Forteo grew 10 percent last year to $778 billion in global sales. Decision Resources expects the double-digit rise to continue until Forteo is a $2-billion-a-year product by 2018.
Lilly already built an older osteoporosis drug, Evista, into a $1-billion-a-year blockbuster. But sales of that drug have been flat lately. And Lilly has been fighting fiercely to fend off patent challenges from generic drugmakers.
Waiting in the wings is Lilly’s experimental osteoporosis drug arzoxifene. If its clinical trial results come back favorably, Decision Resources expects it to reach $600 million in annual sales by 2018.
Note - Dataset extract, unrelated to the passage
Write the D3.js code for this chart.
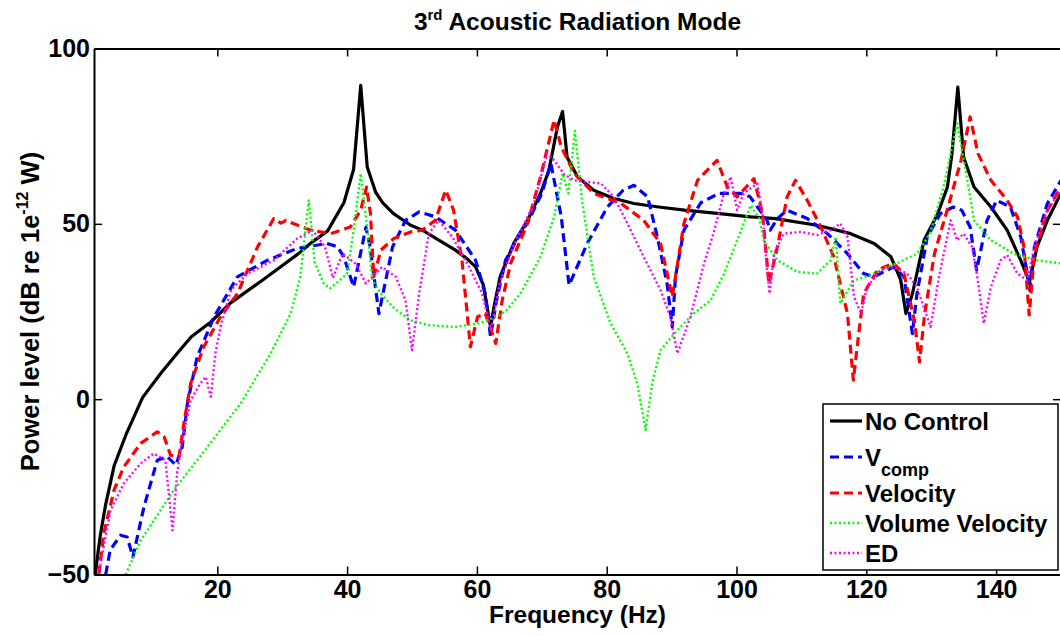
<!DOCTYPE html>
<html><head><meta charset="utf-8">
<script src="https://cdn.jsdelivr.net/npm/d3@7"></script>
<style>body{margin:0;background:#fff} svg{display:block} text{font-family:"Liberation Sans",Arial,sans-serif;font-weight:bold;fill:#000}</style>
</head><body><svg id="c" width="1060" height="636"></svg>
<script>
// Data: [frequency (Hz), power level (dB re 1e-12 W)]
const noControl = [[1.2,-50],[1.6,-44],[2.0,-38.5],[2.8,-30],[4.1,-19],[6.0,-9.8],[8.5,0.5],[11.3,7.4],[13.8,13],[16,17.8],[19,22],[22,27.4],[27,34],[32.5,41.5],[34.4,44.5],[37,48],[39.5,56],[41,65.5],[42.1,89.5],[43.1,66.2],[44.4,59],[45.5,56],[47.1,53],[49.8,49.6],[51.6,48.2],[54,45.5],[56.7,42.5],[58.5,40],[59.8,37.7],[61,32.5],[61.6,26],[62.1,20.6],[62.7,27],[63.6,35],[65.7,44.5],[67.8,51],[69.8,58.7],[71.1,65.3],[72.4,77.6],[73.2,82],[73.9,69],[75.5,63.4],[78,59.6],[81,57.3],[84.2,55.8],[88,54.8],[92,53.9],[97,53],[102.2,52],[106,51.5],[112.4,49.6],[117.6,47.2],[121.2,44.4],[123.8,40.6],[125.3,34],[126.1,24.4],[127.1,30],[128.9,45.3],[131,52.9],[132.5,60.5],[133.2,70],[134.1,89],[135,69],[136.6,60.5],[139.2,54.8],[141.7,48.2],[143.8,39.6],[144.8,35],[145.1,33],[146.3,43.4],[147.9,51],[150,58.7]];
const vComp = [[2.8,-50],[3.5,-43],[5.1,-38.8],[6.1,-39.3],[7.0,-45],[8.7,-30.7],[10.75,-17.4],[12.3,-16.4],[13.6,-18.8],[14.6,-13.6],[15.4,-1.2],[16.9,12.1],[19.5,23.5],[23.1,34.9],[27.7,39.6],[32.3,43],[36.9,44.4],[38.5,43.5],[39.5,40.6],[41.0,32],[42.9,49],[43.5,44],[44.9,24.4],[47,43.4],[49,51],[51.1,53.4],[53.6,52],[56.7,48.2],[59.8,39.6],[61.3,30],[62.1,17.8],[63,28],[64.4,39.6],[66,45],[68,51],[70,58.7],[71.4,67.2],[73.0,52],[74.2,32.5],[77,44.4],[80.1,54.8],[82.5,59.5],[84.2,61],[86.3,57.7],[87.8,46.3],[89.3,33],[90.1,20.6],[90.6,35],[91.9,48.2],[94.5,56],[97.3,58.7],[100.6,58.7],[102.1,57.7],[104.7,51],[105.2,48.2],[106.3,51.5],[107.8,53.9],[110.9,51.5],[114,47.2],[117.1,41.5],[119.6,35.8],[121.2,34.9],[123.2,36.8],[124.2,37.7],[125.8,34.9],[127.1,18.7],[127.8,30],[129.4,46.3],[131.4,52.9],[133.4,54.8],[134.7,53.9],[136,49.1],[137,36.8],[138.6,51],[140.1,56.7],[142.2,54.8],[143.8,46.3],[144.8,35.8],[145.2,31],[145.9,43.4],[147.9,55.8],[150,62.4]];
const velocity = [[1.75,-50],[2.5,-38.3],[4.1,-25.9],[5.6,-19.3],[8.2,-12.6],[10.75,-9.3],[11.8,-10.7],[12.8,-16],[14.1,-16.4],[14.85,-6.9],[15.9,4.5],[17.9,14.9],[20.5,23.5],[23.1,30.1],[26.2,43.4],[28.7,51.5],[29.8,50.2],[30.6,51],[31.8,50],[34.4,48.2],[37.5,47.2],[40.5,49.1],[42.1,53.9],[43.0,60.5],[43.6,52.9],[44.1,34.9],[45.2,42.5],[47.2,45.8],[49.8,47.7],[51.6,48.2],[53.6,51],[55.2,59.6],[56.4,53.9],[57.7,39.6],[58.5,24.4],[59.0,14.9],[60.1,23.5],[61.3,24.4],[62.9,15.9],[63.9,28.2],[65.2,38.7],[67.8,50.1],[69.8,63.4],[71.9,79.6],[73,71.9],[75,64.4],[78,58.7],[82.2,55.8],[85.7,51],[88.3,44.4],[90.1,29.2],[90.6,34.9],[91.9,50.1],[94,62.4],[95.5,65.3],[97,68.1],[98.6,60.5],[100.1,57.7],[102.7,62.9],[104,52.9],[105,33],[106.3,43.4],[107.8,57.7],[109.1,62.4],[110.9,56.7],[113,49.1],[115,40.6],[117.1,24.4],[118,5.4],[118.9,19.7],[119.6,30.1],[121.7,36.8],[123.5,38.2],[124.2,38.7],[125.8,35.8],[127.4,22.5],[128.2,10.6],[129,24.4],[130.5,41.5],[132.6,54.8],[134.6,68.1],[136,80.5],[137.2,70.1],[139.2,62.4],[141.7,56.7],[143.3,52],[144.3,43.4],[145.1,24],[145.9,41.5],[147.9,53.9],[150,60.5]];
const volumeVelocity = [[5.9,-50],[8.2,-40.3],[13.3,-25.9],[18.5,-13.6],[23.6,-1.2],[28.2,13],[31.3,24.4],[32.8,35],[34.1,56.7],[35.0,39],[36.4,33],[37.4,31.6],[40,35.8],[41,48.2],[42.1,64.4],[42.9,52],[43.9,33.9],[45.2,30.1],[47.3,25.8],[49.8,22.5],[52.6,21.1],[56.7,20.6],[60.3,21.6],[62.9,23.5],[64.4,25],[66.7,30.1],[69.8,40.6],[71.9,52],[73.2,64.4],[74.1,58.7],[75.1,76.5],[76.2,56.7],[78,34.9],[80.6,21.6],[83.2,13],[84.7,4.5],[86.0,-8.8],[87,4.5],[88.3,14],[90.9,19.7],[93.4,24.4],[96,28.2],[98.1,35.8],[100.1,45.3],[102.2,55.3],[103.5,51.5],[104.2,45.3],[106.3,39.6],[109.4,36.3],[112.4,35.8],[114.5,39.6],[115.3,46.3],[116,27.3],[118.1,33.9],[120.6,35.3],[123.2,37.7],[124.7,38.7],[127.8,41.5],[129.8,47.2],[131.9,60.5],[134,78.6],[135.3,65.3],[136.6,51],[139.2,45.3],[142.7,41.5],[146.3,39.6],[150,38.7]];
const ed = [[1.7,-50],[2.3,-44],[3.55,-31.7],[5.6,-24],[8.2,-18.3],[10.2,-15.5],[12.0,-17.4],[13.1,-37.4],[13.8,-21.2],[14.6,-11.7],[15.9,-0.3],[17.4,4.5],[18.2,6.4],[19.0,0.7],[19.7,13],[20.5,20.6],[22.1,31.1],[24.6,35.8],[28.7,39.6],[32.3,45.8],[34.7,48.2],[36.6,43.4],[37.8,34.6],[39.3,41.5],[41.3,38.7],[42.9,33],[45.4,37.7],[47.5,34.9],[49,28.2],[50,14],[51.1,30.1],[52.6,47.2],[54.1,51],[56.2,46.3],[58.8,37.7],[60.8,30.1],[61.8,22.5],[62.2,20],[63.5,33],[65.7,44],[68.8,55.8],[70.8,70.1],[71.9,68.1],[73.5,64],[75,62.4],[79.1,61.5],[81.1,57.7],[83.2,50.1],[85.7,40.6],[88.3,31.1],[89.8,23.5],[90.9,13],[92.9,23.5],[95,38.7],[96.6,48.2],[97.9,57.7],[99.1,63.4],[100.1,53.9],[101.1,58.7],[103.2,61.5],[104,52.9],[104.7,36.8],[105.1,30.1],[105.8,41.5],[107.3,47.2],[109.9,47.7],[112.4,46.8],[114.5,48.2],[116,50.1],[117.1,46.3],[118.1,29.2],[119.2,24.4],[120.1,32],[122.2,36.8],[124.2,37.7],[126.3,35.8],[127.8,32],[129.9,20.6],[131.2,34.9],[133,51],[134,45.3],[135,47.2],[136.3,43.4],[137.1,34.9],[138.1,21.6],[139.2,32],[140.7,39.6],[141.7,41.1],[143.3,35.8],[144.8,33.9],[145.9,43.4],[147.9,53.9],[150,59.6]];

const xTicks = [20,40,60,80,100,120,140];
const yTicks = [-50,0,50,100];
const xDomain = [1,150];
const yDomain = [-50,100];

const series = [
  {name:"No Control", sub:null, data:noControl, color:"#000000", width:3.2, dash:null},
  {name:"V", sub:"comp", data:vComp, color:"#0000ff", width:3.2, dash:"9,5"},
  {name:"Velocity", sub:null, data:velocity, color:"#ff0000", width:3.2, dash:"9,5"},
  {name:"Volume Velocity", sub:null, data:volumeVelocity, color:"#00ff00", width:2.4, dash:"2,2.5"},
  {name:"ED", sub:null, data:ed, color:"#ff00ff", width:2.4, dash:"2,2.5"}
];

const svg = d3.select("#c");
const L=94, R=1061, T=48.5, B=574.5;
const x = d3.scaleLinear().domain(xDomain).range([L,R]);
const y = d3.scaleLinear().domain(yDomain).range([B,T]);

svg.append("defs").append("clipPath").attr("id","clip")
  .append("rect").attr("x",L).attr("y",T).attr("width",R-L).attr("height",B-T);

const line = d3.line().x(d=>x(d[0])).y(d=>y(d[1]));
const g = svg.append("g").attr("clip-path","url(#clip)");
series.forEach(s=>{
  g.append("path").attr("d",line(s.data)).attr("fill","none")
   .attr("stroke",s.color).attr("stroke-width",s.width)
   .attr("stroke-dasharray",s.dash).attr("stroke-linejoin","round");
});

function styleAxis(sel){
  sel.selectAll("path").attr("stroke","#000").attr("stroke-width",2);
  sel.selectAll("line").attr("stroke","#000").attr("stroke-width",1.5);
  sel.selectAll("text").style("font-family","'Liberation Sans',Arial,sans-serif").style("font-weight","bold").style("font-size","25px").attr("fill","#000");
}
styleAxis(svg.append("g").attr("transform",`translate(0,${B})`)
  .call(d3.axisBottom(x).tickValues(xTicks).tickSizeInner(-8).tickSizeOuter(0).tickPadding(6)));
styleAxis(svg.append("g").attr("transform",`translate(0,${T})`)
  .call(d3.axisTop(x).tickValues(xTicks).tickSizeInner(-8).tickSizeOuter(0).tickFormat("")));
styleAxis(svg.append("g").attr("transform",`translate(${L},0)`)
  .call(d3.axisLeft(y).tickValues(yTicks).tickSizeInner(-8).tickSizeOuter(0).tickPadding(4)));
styleAxis(svg.append("g").attr("transform",`translate(${R},0)`)
  .call(d3.axisRight(y).tickValues(yTicks).tickSizeInner(-8).tickSizeOuter(0).tickFormat("")));

// Title
const title = svg.append("text").attr("x",(L+R)/2).attr("y",30).attr("text-anchor","middle").style("font-size","24.5px");
title.append("tspan").text("3");
title.append("tspan").text("rd").style("font-size","15px").attr("dy",-10);
title.append("tspan").text(" Acoustic Radiation Mode").attr("dy",10);

// X label
svg.append("text").attr("x",(L+R)/2).attr("y",623).attr("text-anchor","middle").style("font-size","24.5px").text("Frequency (Hz)");

// Y label
const yl = svg.append("text").attr("transform",`translate(39,${(T+B)/2}) rotate(-90)`).attr("text-anchor","middle").style("font-size","25.5px");
yl.append("tspan").text("Power level (dB re 1e");
yl.append("tspan").text("-12").style("font-size","16px").attr("dy",-11);
yl.append("tspan").text(" W)").attr("dy",11);

// Legend
const lg = svg.append("g");
lg.append("rect").attr("x",823).attr("y",404).attr("width",235).attr("height",166)
  .attr("fill","#fff").attr("stroke","#000").attr("stroke-width",1.5);
const rowY = [421,457,493,523,553];
series.forEach((s,i)=>{
  lg.append("line").attr("x1",830).attr("x2",862).attr("y1",rowY[i]).attr("y2",rowY[i])
    .attr("stroke",s.color).attr("stroke-width",s.width).attr("stroke-dasharray",s.dash);
  const t = lg.append("text").attr("x",865).attr("y",rowY[i]+8.5).style("font-size","24px");
  t.append("tspan").text(s.name);
  if(s.sub){ t.append("tspan").text(s.sub).attr("dy",10).style("font-size","18px"); }
});
</script></body></html>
In April, Lilly reported that arzoxifene – known as a selective estrogen receptor modulator, or SERM – significantly increased bone mineral density in postmenopausal women.
“Interviewed experts indicate that arzoxifene is the most promising of the third-generation SERMs,” said Dr. Jeremy Goldman, a Decision Resources analyst. “If Phase III clinical trial data confirms this, we forecast that arzoxifene will become the market-leading SERM.”
Lilly’s trick, again, is figuring out how to keep its sales and profits up long before 2018 comes. It looks to lose 60 percent of its revenue between 2011 and 2014 as its five top sellers lose their patent protections.
Lilly’s best hope for near-term profits is prasugrel. The blood-thinner is now on the market in Europe but is still languishing before regulators at the U.S. Food and Drug Administration.
On Feb. 3, an FDA advisory panel unanimously recommended prasugrel for approval. But questions over the exclusion of a prasugrel critic from the panel – at Lilly’s request – appeared to have stalled the drug again.
Lilly will split all prasugrel revenue with its development partner on the drug, Japan-based Daiichi Sankyo Co. Ltd.